**REQUIRED TASK**
Copy exactly, and only, the lines between the start of the entries below and the line containing "from matplotlib.patches import", both inclusive. Omit pictures.

**DATA SUPPLIED**
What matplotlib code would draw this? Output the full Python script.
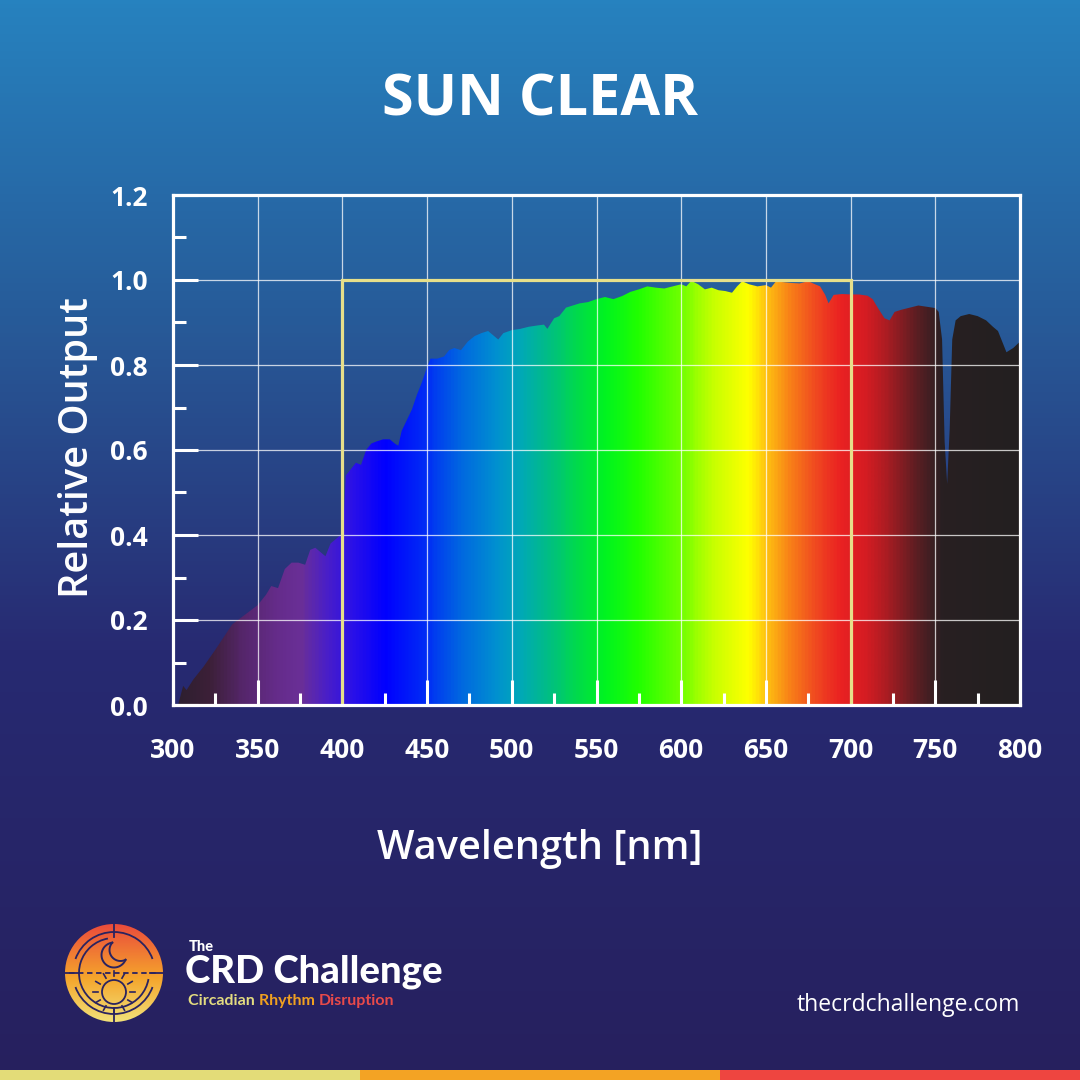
import numpy as np
import matplotlib
matplotlib.use("Agg")
import matplotlib.pyplot as plt
from matplotlib.colors import LinearSegmentedColormap
from matplotlib.patches import Polygon, Circle, Arc, Rectangle

# ---- data ----
wavelength = [303, 306, 308, 312, 318, 325, 330, 335, 340, 345, 350, 355, 358, 362, 366,
              370, 374, 378, 381, 384, 387, 390, 393, 396, 399, 400.5, 402, 405, 408, 411,
              414, 417, 420, 424, 428, 431, 433, 435, 438, 441, 444, 447, 450, 452, 456,
              460, 463, 466, 470, 474, 478, 482, 486, 489, 492, 495, 500, 505, 510, 515,
              519, 521, 525, 528, 532, 536, 540, 545, 550, 555, 560, 565, 570, 575, 580,
              585, 590, 595, 600, 603, 606, 610, 614, 618, 622, 626, 630, 633, 636, 640,
              645, 650, 653, 656, 660, 665, 670, 675, 679, 682, 685, 687, 690, 695, 700,
              705, 710, 713, 716, 720, 723, 726, 730, 735, 740, 745, 750, 752, 754, 755.5,
              757, 758.5, 760, 762, 765, 770, 775, 780, 784, 787, 789, 792, 796, 800]
output = [0.0, 0.045, 0.035, 0.06, 0.09, 0.13, 0.16, 0.19, 0.205, 0.22, 0.235, 0.26, 0.28, 0.275, 0.32,
          0.335, 0.335, 0.33, 0.365, 0.37, 0.36, 0.35, 0.38, 0.39, 0.40, 0.42, 0.54, 0.555, 0.57, 0.565,
          0.60, 0.615, 0.62, 0.625, 0.625, 0.615, 0.61, 0.645, 0.67, 0.695, 0.73, 0.76, 0.795, 0.815, 0.815,
          0.82, 0.835, 0.84, 0.835, 0.855, 0.868, 0.875, 0.88, 0.87, 0.86, 0.875, 0.882, 0.885, 0.89, 0.893,
          0.895, 0.885, 0.91, 0.915, 0.935, 0.94, 0.945, 0.948, 0.955, 0.96, 0.955, 0.962, 0.972, 0.978, 0.985,
          0.982, 0.98, 0.985, 0.99, 0.985, 0.998, 0.99, 0.978, 0.982, 0.976, 0.974, 0.97, 0.985, 0.997, 0.99,
          0.985, 0.988, 0.982, 0.997, 0.995, 0.993, 0.992, 0.997, 0.99, 0.985, 0.965, 0.945, 0.965, 0.967, 0.966,
          0.966, 0.963, 0.955, 0.935, 0.91, 0.905, 0.925, 0.93, 0.935, 0.94, 0.937, 0.934, 0.925, 0.86, 0.62,
          0.52, 0.65, 0.86, 0.905, 0.915, 0.92, 0.915, 0.905, 0.89, 0.88, 0.86, 0.83, 0.84, 0.855]

visible_band = [400, 700]
visible_level = 1.0

x_ticks = [300, 350, 400, 450, 500, 550, 600, 650, 700, 750, 800]
y_ticks = [0.0, 0.2, 0.4, 0.6, 0.8, 1.0, 1.2]

title = "SUN CLEAR"
x_label = "Wavelength [nm]"
y_label = "Relative Output"

# colour of the spectrum by wavelength
spec_stops = [(300, "#2b1f2e"), (320, "#3c2038"), (340, "#55266a"), (360, "#652c8a"),
              (375, "#6a2f98"), (390, "#4a1fc8"), (405, "#2a10e8"), (425, "#0000ff"),
              (450, "#0030f4"), (470, "#0068e0"), (490, "#0090d0"), (505, "#00a8b8"),
              (520, "#00bc88"), (540, "#00dc48"), (555, "#00f420"), (575, "#20ff00"),
              (600, "#70ff00"), (620, "#c8ff00"), (640, "#ffff00"), (650, "#ffc810"),
              (665, "#f88018"), (680, "#f04820"), (695, "#ea2222"), (710, "#d41c22"),
              (725, "#a01c22"), (740, "#5c1e22"), (755, "#282022"), (800, "#231f20")]
spec_cmap = LinearSegmentedColormap.from_list(
    "spec", [((w - 300) / 500, c) for w, c in spec_stops])

bg_cmap = LinearSegmentedColormap.from_list(
    "bg", [(0, "#2682bf"), (0.3, "#275a98"), (0.6, "#272a72"), (1, "#26205e")])

W = 1080


def fx(px):
    return px / W


def fy(py):
    return 1 - py / W


fig = plt.figure(figsize=(10.8, 10.8), dpi=100)

# background gradient
bg = fig.add_axes([0, 0, 1, 1], zorder=-10)
bg.imshow(np.linspace(0, 1, 256).reshape(-1, 1), cmap=bg_cmap, aspect="auto",
          extent=[0, 1, 0, 1])
bg.set_axis_off()

# bottom colour bar
for i, c in enumerate(["#e3dc78", "#f3a324", "#ee4540"]):
    bg.add_patch(Rectangle((i / 3, 0), 1 / 3, 10 / W, transform=bg.transAxes,
                           facecolor=c, edgecolor="none"))

# main chart
ax = fig.add_axes([fx(173), fy(705), fx(1020 - 173), fx(705 - 195)])
ax.set_facecolor("none")
ax.set_xlim(300, 800)
ax.set_ylim(0, 1.2)

im = ax.imshow(np.linspace(0, 1, 500).reshape(1, -1), cmap=spec_cmap, aspect="auto",
               extent=[300, 800, 0, 1.2], zorder=1)
verts = np.column_stack([wavelength + [800, 303], output + [0, 0]])
poly = Polygon(verts, closed=True, facecolor="none", edgecolor="none",
               transform=ax.transData)
ax.add_patch(poly)
im.set_clip_path(poly)

# visible light box
ax.plot([visible_band[0], visible_band[0], visible_band[1], visible_band[1]],
        [0, visible_level, visible_level, 0], color="#e6df8a", lw=2.3, zorder=4,
        solid_joinstyle="miter")

ax.set_axisbelow(False)
ax.grid(True, color="white", lw=0.9, alpha=0.75)
ax.set_xticks(x_ticks)
ax.set_yticks(y_ticks)
ax.set_xticks(np.arange(325, 800, 50), minor=True)
ax.set_yticks(np.arange(0.1, 1.2, 0.2), minor=True)
ax.set_yticklabels([f"{v:.1f}" for v in y_ticks])
ax.tick_params(which="major", direction="in", length=18, width=2.2, color="white",
               labelcolor="white", labelsize=19)
ax.tick_params(which="minor", direction="in", length=9, width=2.2, color="white")
ax.tick_params(axis="y", which="major", pad=18)
ax.tick_params(axis="x", which="major", pad=23)
for lab in ax.get_xticklabels() + ax.get_yticklabels():
    lab.set_fontfamily("Open Sans")
    lab.set_fontweight("bold")
for s in ax.spines.values():
    s.set_color("white")
    s.set_linewidth(2.3)
    s.set_zorder(5)

# titles
fig.text(0.5, fy(101), title, ha="center", va="center", color="white",
         fontsize=41.5, fontweight="bold", family="Open Sans")
fig.text(0.5, fy(849), x_label, ha="center", va="center", color="white",
         fontsize=28.5, fontweight="semibold", family="Open Sans")
fig.text(fx(78), fy(448), y_label, ha="center", va="center", color="white",
         rotation=90, fontsize=28.5, fontweight="semibold", family="Open Sans")

# logo
lg = fig.add_axes([fx(64), fy(1023), fx(100), fx(100)])
lg.set_xlim(-1, 1)
lg.set_ylim(-1, 1)
lg.set_aspect("equal")
lg.set_axis_off()
logo_cmap = LinearSegmentedColormap.from_list(
    "logo", [(0, "#f2e27a"), (0.45, "#f5a52c"), (1, "#ea4a3c")])
gim = lg.imshow(np.linspace(0, 1, 200).reshape(-1, 1), cmap=logo_cmap, origin="lower",
                extent=[-1, 1, -1, 1], aspect="auto")
disc = Circle((0, 0), 0.98, transform=lg.transData, facecolor="none", edgecolor="none")
lg.add_patch(disc)
gim.set_clip_path(disc)
navy = "#2a2360"
lg.add_patch(Arc((0, 0), 1.64, 1.64, theta1=20, theta2=160, color=navy, lw=1.3))
lg.add_patch(Arc((0, 0), 1.64, 1.64, theta1=200, theta2=340, color=navy, lw=1.3))
lg.add_patch(Arc((0, 0), 1.4, 1.4, theta1=100, theta2=350, color=navy, lw=1.3))
for a in [(0, 0.72, 0, 0.98), (0, -0.72, 0, -0.98), (0.72, 0, 0.98, 0), (-0.72, 0, -0.98, 0)]:
    lg.plot([a[0], a[2]], [a[1], a[3]], color=navy, lw=1.3)
lg.plot([-0.9, 0.9], [0, 0], color=navy, lw=1.3, ls=(0, (3, 2)))

# crescent moon outline
t = np.linspace(0, 2 * np.pi, 400)
oc, orad = np.array([0.0, 0.36]), 0.25
ic, irad = np.array([0.13, 0.46]), 0.22
ox, oy = oc[0] + orad * np.cos(t), oc[1] + orad * np.sin(t)
ix, iy = ic[0] + irad * np.cos(t), ic[1] + irad * np.sin(t)
keep_o = np.hypot(ox - ic[0], oy - ic[1]) > irad
keep_i = np.hypot(ix - oc[0], iy - oc[1]) < orad
lg.plot(np.where(keep_o, ox, np.nan), np.where(keep_o, oy, np.nan), color=navy, lw=1.4)
lg.plot(np.where(keep_i, ix, np.nan), np.where(keep_i, iy, np.nan), color=navy, lw=1.4)

# sun
lg.add_patch(Circle((0, -0.38), 0.24, facecolor="none", edgecolor=navy, lw=1.3))
for ang in np.linspace(0, 2 * np.pi, 12, endpoint=False):
    lg.plot([0.32 * np.cos(ang), 0.42 * np.cos(ang)],
            [-0.38 + 0.32 * np.sin(ang), -0.38 + 0.42 * np.sin(ang)], color=navy, lw=1.2)

fig.text(fx(189), fy(947), "The", ha="left", va="center", color="white",
         fontsize=10.5, fontweight="black", family="Lato")
fig.text(fx(185), fy(972), "CRD Challenge", ha="left", va="center", color="white",
         fontsize=27.5, fontweight="black", family="Lato")
t1 = fig.text(fx(188), fy(1001), "Circadian ", ha="left", va="center", color="#e3dc80",
              fontsize=11.5, fontweight="bold", family="Lato")
fig.canvas.draw()
r = fig.canvas.get_renderer()
bb = t1.get_window_extent(r)
t2 = fig.text(bb.x1 / W, fy(1001), "Rhythm ", ha="left", va="center", color="#f0a020",
              fontsize=11.5, fontweight="bold", family="Lato")
bb2 = t2.get_window_extent(r)
fig.text(bb2.x1 / W, fy(1001), "Disruption", ha="left", va="center", color="#e84a4a",
         fontsize=11.5, fontweight="bold", family="Lato")

fig.text(fx(1020), fy(1005), "thecrdchallenge.com", ha="right", va="center",
         color="white", fontsize=16.5, family="Open Sans")

fig.savefig("out.png", dpi=100)
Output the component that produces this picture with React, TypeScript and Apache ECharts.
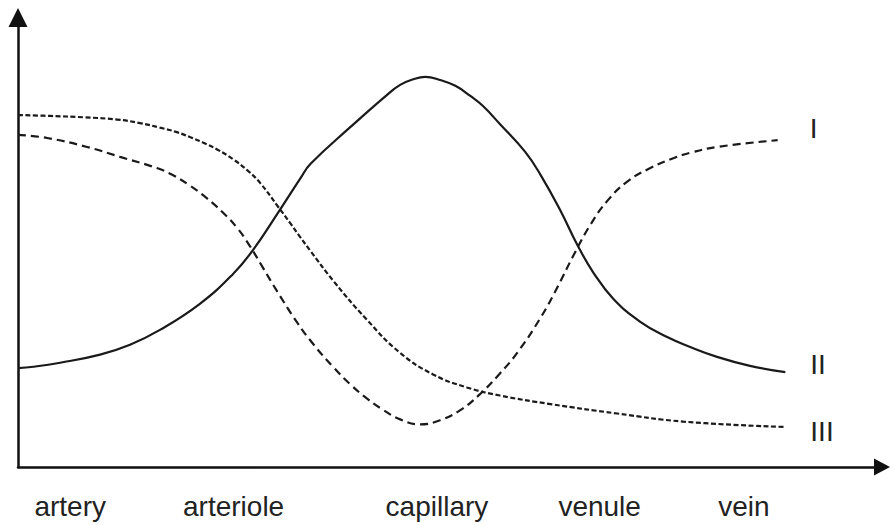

**WORKED ANSWER**
What matplotlib code would draw this? Output the full Python script.
import numpy as np
import matplotlib
matplotlib.use("Agg")
import matplotlib.pyplot as plt
from matplotlib.colors import LinearSegmentedColormap
from matplotlib.patches import Polygon, Circle, Arc, Rectangle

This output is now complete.